Страшное беспокойство царило в городах, преданных французам и свободе; там с нетерпением ждали вестей с Адидже. Пылкое воображение итальянцев еще больше преувеличивало диспропорцию сил. Утверждали, что Вурмзер идет с двумя армиями, одна в 60, а другая – в 80 тысяч человек. Спрашивали себя, каким образом горсть французов сможет устоять против таких сил, и повторяли знаменитое изречение об Италии, могиле французов.

Двадцать девятого июля (11 термидора) австрийцы подошли к французским передовым постам и захватили их врасплох. Отдельный корпус, обойдя озеро Гарду, подступил к Сало и вытеснил оттуда генерала Соре. Только генерал Гиё остался там с несколькими сотнями человек; он заперся в каком-то старом строении и не покидал его, хотя у него едва хватало патронов и вовсе не было ни хлеба, ни воды. Австрийцы наступали по обоим берегам Адидже с одинаковым успехом; между рекой и Гардой они завладели важной позицией при Ла Короне, прошли и по третьей дороге и вышли к Вероне.

Бонапарт получал все эти известия в своей главной квартире при Кастельнуово.
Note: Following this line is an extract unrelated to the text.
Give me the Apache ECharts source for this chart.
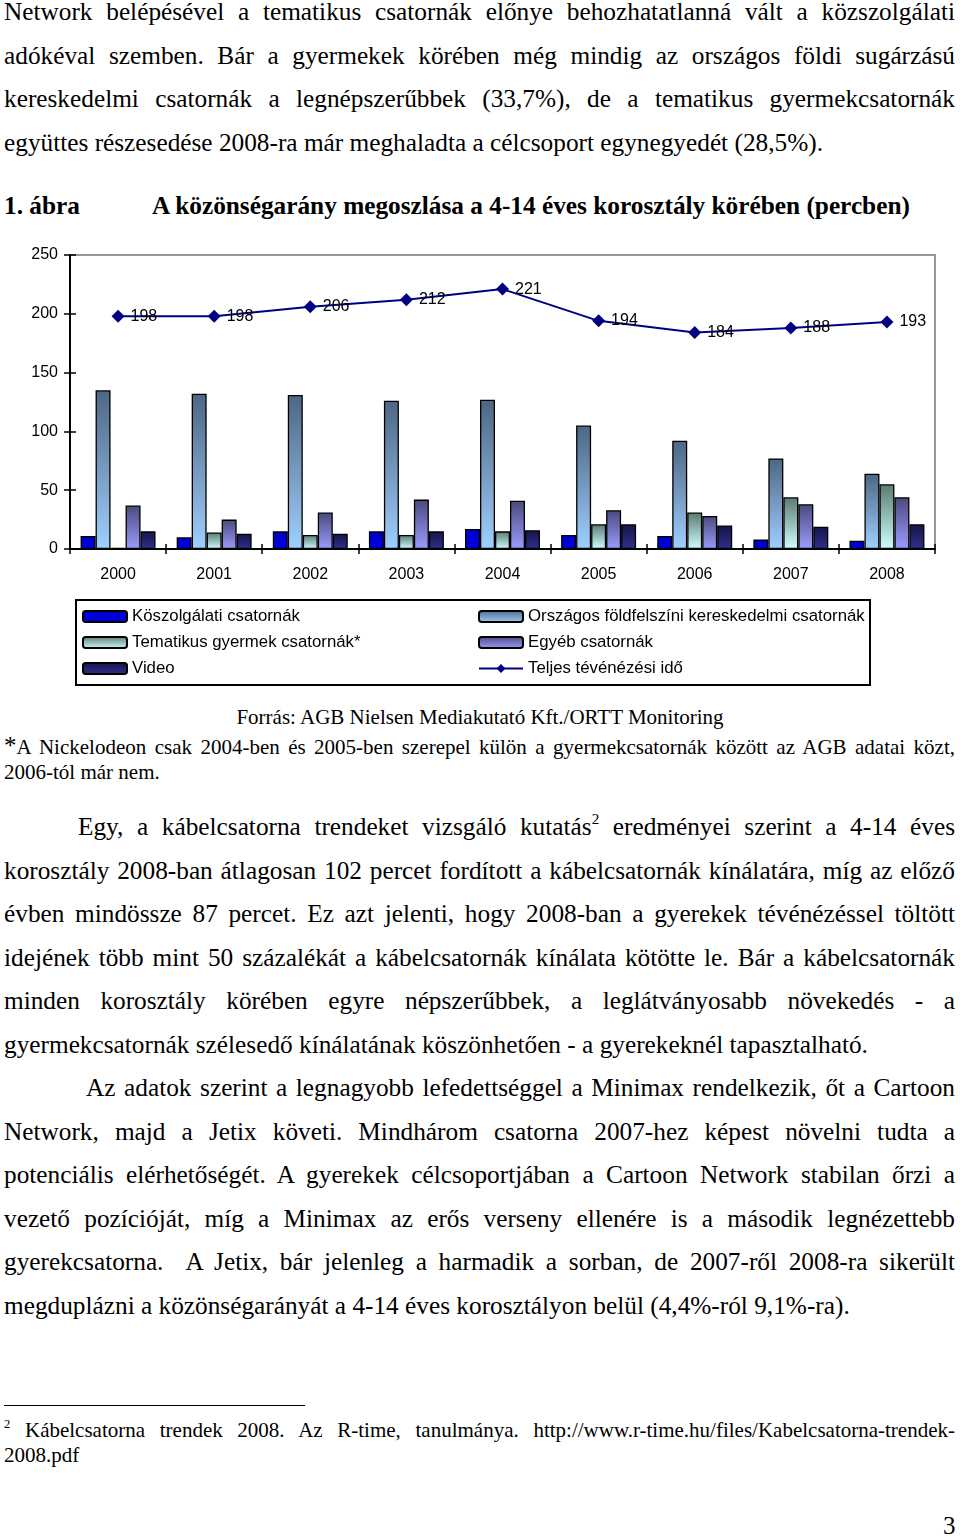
<!DOCTYPE html>
<html>
<head>
<meta charset="utf-8">
<script src="https://cdn.jsdelivr.net/npm/echarts@6/dist/echarts.min.js"></script>
<style>
  html, body { margin: 0; padding: 0; background: #fff; }
  body { width: 960px; height: 1537px; position: relative; overflow: hidden; font-family: "Liberation Serif", "Times New Roman", serif; color: #000; }
  .blk { position: absolute; left: 4px; width: 951px; }
  .p { font-size: 25.3px; line-height: 43.5px; }
  .l { white-space: nowrap; text-align: justify; text-align-last: justify; display: block; }
  .l.last { text-align-last: left; }
  .small { font-size: 21px; line-height: 25px; }
  sup { font-size: 60%; line-height: 0; vertical-align: 0.7em; }
  #chart { position: absolute; left: 0; top: 240px; width: 960px; height: 460px; }
</style>
</head>
<body>
<div class="blk p" style="top:-10px">
  <span class="l">Network belépésével a tematikus csatornák előnye behozhatatlanná vált a közszolgálati</span>
  <span class="l">adókéval szemben. Bár a gyermekek körében még mindig az országos földi sugárzású</span>
  <span class="l">kereskedelmi csatornák a legnépszerűbbek (33,7%), de a tematikus gyermekcsatornák</span>
  <span class="l last">együttes részesedése 2008-ra már meghaladta a célcsoport egynegyedét (28,5%).</span>
</div>
<div style="position:absolute; top:190px; left:4px; font-size:25.3px; font-weight:bold; line-height:30px;">1. ábra</div>
<div style="position:absolute; top:190px; left:152px; font-size:25.3px; font-weight:bold; line-height:30px;">A közönségarány megoszlása a 4-14 éves korosztály körében (percben)</div>

<div id="chart"></div>

<div style="position:absolute; top:705px; left:0; width:960px; text-align:center; font-size:21px; line-height:25px;">Forrás: AGB Nielsen Mediakutató Kft./ORTT Monitoring</div>
<div class="blk small" style="top:733px">
  <span class="l"><span style="font-size:25px">*</span>A Nickelodeon csak 2004-ben és 2005-ben szerepel külön a gyermekcsatornák között az AGB adatai közt,</span>
  <span class="l last">2006-tól már nem.</span>
</div>

<div class="blk p" style="top:805px">
  <span class="l" style="padding-left:74px">Egy, a kábelcsatorna trendeket vizsgáló kutatás<sup>2</sup> eredményei szerint a 4-14 éves</span>
  <span class="l">korosztály 2008-ban átlagosan 102 percet fordított a kábelcsatornák kínálatára, míg az előző</span>
  <span class="l">évben mindössze 87 percet. Ez azt jelenti, hogy 2008-ban a gyerekek tévénézéssel töltött</span>
  <span class="l">idejének több mint 50 százalékát a kábelcsatornák kínálata kötötte le. Bár a kábelcsatornák</span>
  <span class="l">minden korosztály körében egyre népszerűbbek, a leglátványosabb növekedés - a</span>
  <span class="l last">gyermekcsatornák szélesedő kínálatának köszönhetően - a gyerekeknél tapasztalható.</span>
</div>

<div class="blk p" style="top:1066px">
  <span class="l" style="padding-left:82px">Az adatok szerint a legnagyobb lefedettséggel a Minimax rendelkezik, őt a Cartoon</span>
  <span class="l">Network, majd a Jetix követi. Mindhárom csatorna 2007-hez képest növelni tudta a</span>
  <span class="l">potenciális elérhetőségét. A gyerekek célcsoportjában a Cartoon Network stabilan őrzi a</span>
  <span class="l">vezető pozícióját, míg a Minimax az erős verseny ellenére is a második legnézettebb</span>
  <span class="l">gyerekcsatorna.&nbsp; A Jetix, bár jelenleg a harmadik a sorban, de 2007-ről 2008-ra sikerült</span>
  <span class="l last">megduplázni a közönségarányát a 4-14 éves korosztályon belül (4,4%-ról 9,1%-ra).</span>
</div>

<div style="position:absolute; left:4px; top:1405px; width:301px; height:0; border-top:1.5px solid #000;"></div>
<div class="blk small" style="top:1418px">
  <span class="l"><sup>2</sup> Kábelcsatorna trendek 2008. Az R-time, tanulmánya. http://www.r-time.hu/files/Kabelcsatorna-trendek-</span>
  <span class="l last">2008.pdf</span>
</div>
<div style="position:absolute; left:943px; top:1511px; font-size:25px; line-height:30px;">3</div>

<script>
// ---- data ----
const years = ['2000','2001','2002','2003','2004','2005','2006','2007','2008'];
const kozszolgalati = [11, 10, 15, 15, 17, 12, 11, 8, 7];
const orszagos      = [135, 132, 131, 126, 127, 105, 92, 77, 64];
const tematikus     = [1, 14, 12, 12, 15, 21, 31, 44, 55];
const egyeb         = [37, 25, 31, 42, 41, 33, 28, 38, 44];
const video         = [15, 13, 13, 15, 16, 21, 20, 19, 21];
const teljes        = [198, 198, 206, 212, 221, 194, 184, 188, 193];
const yTicks = [0, 50, 100, 150, 200, 250];

const names = {
  koz: 'Köszolgálati csatornák',
  orsz: 'Országos földfelszíni kereskedelmi csatornák',
  tem: 'Tematikus gyermek csatornák*',
  egy: 'Egyéb csatornák',
  vid: 'Video',
  tel: 'Teljes tévénézési idő'
};

const FONT = '"Liberation Sans", Arial, sans-serif';
function grad(top, bottom) {
  return new echarts.graphic.LinearGradient(0, 0, 0, 1, [
    { offset: 0, color: top }, { offset: 1, color: bottom }
  ]);
}
function barSeries(name, data, color) {
  return {
    name, type: 'bar', data, barGap: 0, barCategoryGap: '22%',
    itemStyle: { color, borderColor: '#000', borderWidth: 1.3 },
    emphasis: { disabled: true }
  };
}

const chart = echarts.init(document.getElementById('chart'), null, { renderer: 'canvas' });
chart.setOption({
  animation: false,
  textStyle: { fontFamily: FONT },
  grid: { left: 70, right: 25, top: 15, bottom: 151, show: true, borderColor: '#999', borderWidth: 2 },
  xAxis: [{
    type: 'category', data: years,
    axisLine: { lineStyle: { color: '#000', width: 2 } },
    axisTick: { show: true, length: 5, lineStyle: { color: '#000', width: 1.5 } },
    axisLabel: { color: '#000', fontSize: 16, margin: 18, fontFamily: FONT }
  }, {
    type: 'category', data: years, position: 'bottom',
    axisLine: { show: false },
    axisTick: { show: true, inside: true, length: 5, lineStyle: { color: '#000', width: 1.5 } },
    axisLabel: { show: false }
  }],
  yAxis: [{
    type: 'value', min: 0, max: 250, interval: 50,
    axisLine: { show: true, lineStyle: { color: '#000', width: 2 } },
    axisTick: { show: true, length: 6, lineStyle: { color: '#000', width: 1.5 } },
    axisLabel: { color: '#000', fontSize: 16, margin: 12, fontFamily: FONT,
      formatter: v => yTicks.includes(v) ? String(v) : '' },
    splitLine: { show: false }
  }, {
    type: 'value', min: 0, max: 250, interval: 50, position: 'left',
    axisLine: { show: false },
    axisTick: { show: true, inside: true, length: 6, lineStyle: { color: '#000', width: 1.5 } },
    axisLabel: { show: false }, splitLine: { show: false }
  }],
  legend: [{
    orient: 'vertical', left: 82, top: 368, padding: 0, itemGap: 9, itemWidth: 44, itemHeight: 11,
    textStyle: { color: '#000', fontSize: 16.8, fontFamily: FONT },
    data: [names.koz, names.tem, names.vid]
  }, {
    orient: 'vertical', left: 478, top: 368, padding: 0, itemGap: 9, itemWidth: 44, itemHeight: 11,
    textStyle: { color: '#000', fontSize: 16.8, fontFamily: FONT },
    data: [names.orsz, names.egy, names.tel]
  }],
  graphic: [{
    type: 'rect', shape: { x: 76, y: 360, width: 794, height: 85 },
    style: { fill: null, stroke: '#000', lineWidth: 2 }, silent: true
  }],
  series: [
    barSeries(names.koz, kozszolgalati, grad('#0000c8', '#0000e0')),
    barSeries(names.orsz, orszagos, grad('#4d6684', '#9fd0ff')),
    barSeries(names.tem, tematikus, grad('#5a7a72', '#d0ffff')),
    barSeries(names.egy, egyeb, grad('#4a4a7c', '#9c9cff')),
    barSeries(names.vid, video, grad('#141448', '#30308e')),
    {
      name: names.tel, type: 'line', data: teljes,
      symbol: 'diamond', symbolSize: 13,
      lineStyle: { color: '#000080', width: 2 },
      itemStyle: { color: '#000080' },
      label: { show: true, position: 'right', distance: 6, color: '#000', fontSize: 16, fontFamily: FONT },
      emphasis: { disabled: true }
    }
  ]
});
</script>
</body>
</html>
Один за другим к нему прибывали курьеры, и на следующий день он узнал, что австрийцы направились из Сало в Брешию и отступление на Милан, таким образом, отрезано; что французы выбиты и из Риволи, как и из Ла Короны; что, наконец, австрийцы перешли Адидже во всех пунктах. В подобных обстоятельствах, потеряв свою оборонительную линию и в то же время путь к отступлению, трудно было не колебаться. Это было первое испытание Бонапарта неудачей. Был ли он озадачен безмерностью опасности, или хотел разделить ответственность за смелое решение со своими генералами, только он в первый раз решился выслушать их мнение и собрал военный совет.
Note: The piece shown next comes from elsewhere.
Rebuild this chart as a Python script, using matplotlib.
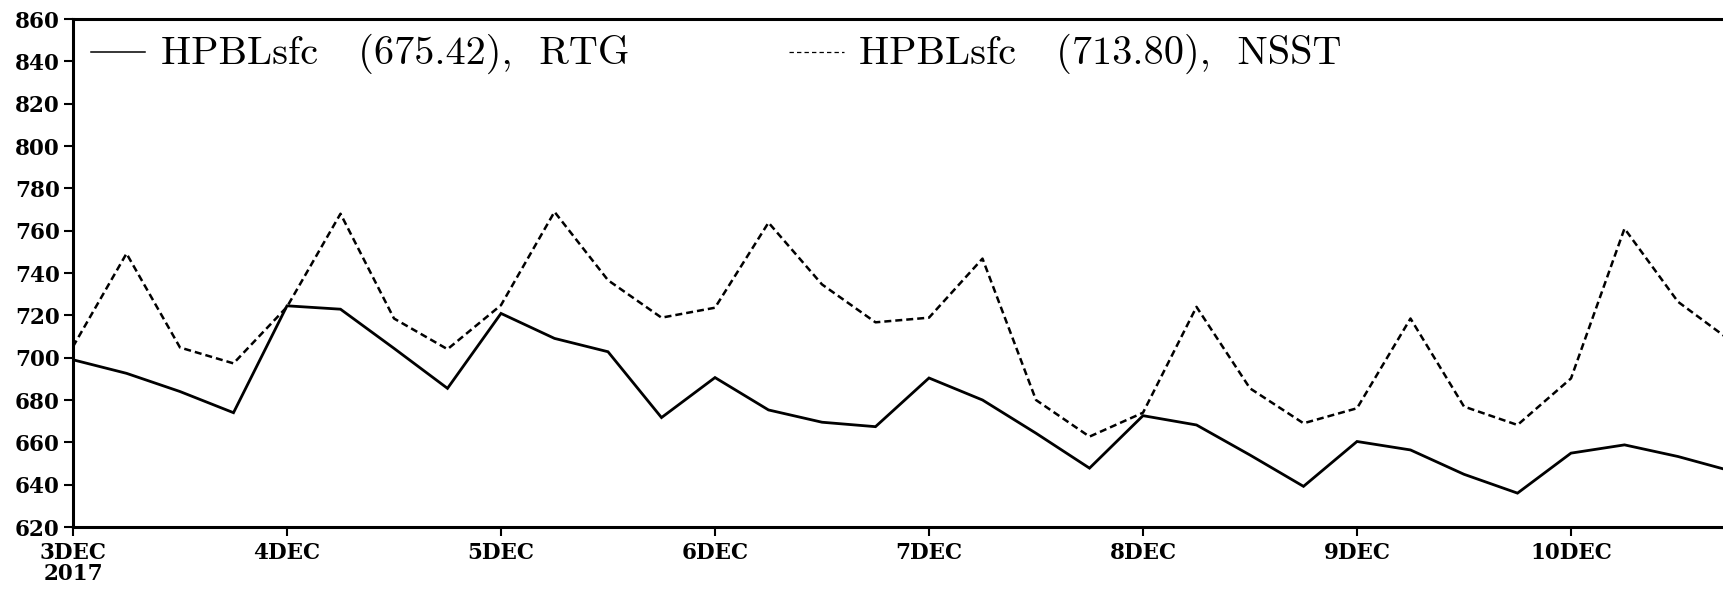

Все генералы высказались за отступление; потеряв уже один путь во Францию, никто не находил благоразумным держаться дольше. Только Ожеро, для которого эти дни составили лучшее украшение жизни, настаивал на том, что следует попытать военной удачи. Он был молод и пылок, жизнь в предместьях научила его сильной и бесхитростной речи: Ожеро прямо заявил, что у него хорошие гренадеры, которые не отступят без сражения. Мало способный оценить средства, которые представляли взаимное положение армий и свойства местности, он вдохновлялся только своей храбростью и разогрел своим пылом гений Бонапарта.
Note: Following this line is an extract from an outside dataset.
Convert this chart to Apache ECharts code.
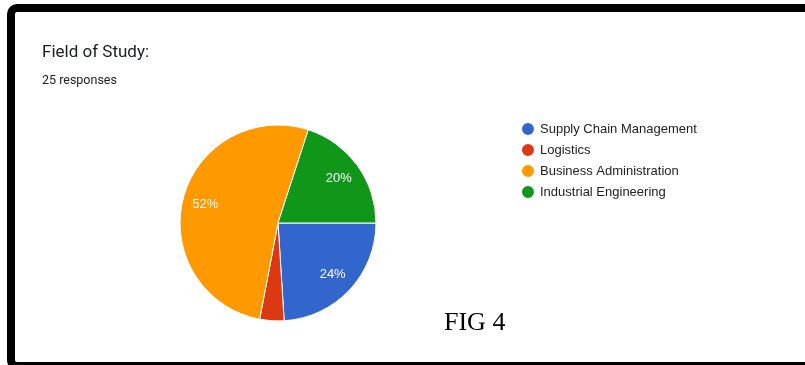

Бонапарт отпустил генералов, не высказав своего мнения, но план свой уже составил. Хотя оборонительная линия Адидже была форсирована, а линия Минчио и озера обойдена, тем не менее местность была настолько благоприятной, что представляла еще достаточно средств для человека талантливого и решительного.

Два австрийских корпуса двигались по обоим берегам Гарды; они должны были соединиться у конца озера и тогда, числом 60 тысяч, легко раздавили бы 30 тысяч французов. Последние, сосредоточившись ранее у конца озера, могли помешать соединению австрийцев; они могли раздавить 20 тысяч, обошедших озеро, а затем развернуться против 40 тысяч, стоявших между озером и Адидже. Но чтобы занять оконечность озера, следовало подтянуть туда все войска с низовьев Адидже и Минчио, отвести Ожеро из Леньяго, а Серюрье из-под Мантуи. Решиться на это значило принести большую жертву, потому что Мантую осаждали уже два месяца и к ней была подвезена значительная материальная часть войск; крепость уже была близка к сдаче, а предоставляя ей возможность снабдить себя припасали, теряли плод многих трудов и почти верную добычу.

Бонапарт, однако, не поколебался и из двух важных целей сумел избрать важнейшую, которой и пожертвовал другою, – решимость верная, обличавшая не только великого полководца, но и великого человека. Не только на войне, но и в политике, во всех обстоятельствах жизни часто преследуют две цели, обеих хотят достигнуть разом и обе упускают. Бонапарт нашел в себе великую и редкую силу выбрать одну, пожертвовав другой. Он пожертвовал Мантуей и сосредоточился у оконечности озера Гарда. Немедленно были отправлены приказания: Ожеро – очистить Леньяго, Серюрье – оставить Мантую, обоим – сосредоточиться на верхнем Минчио. Ночью 31 июля Серюрье сжег свои лафеты, заклепал пушки, зарыл снаряды и затопил порох, спеша соединиться с действующей армией.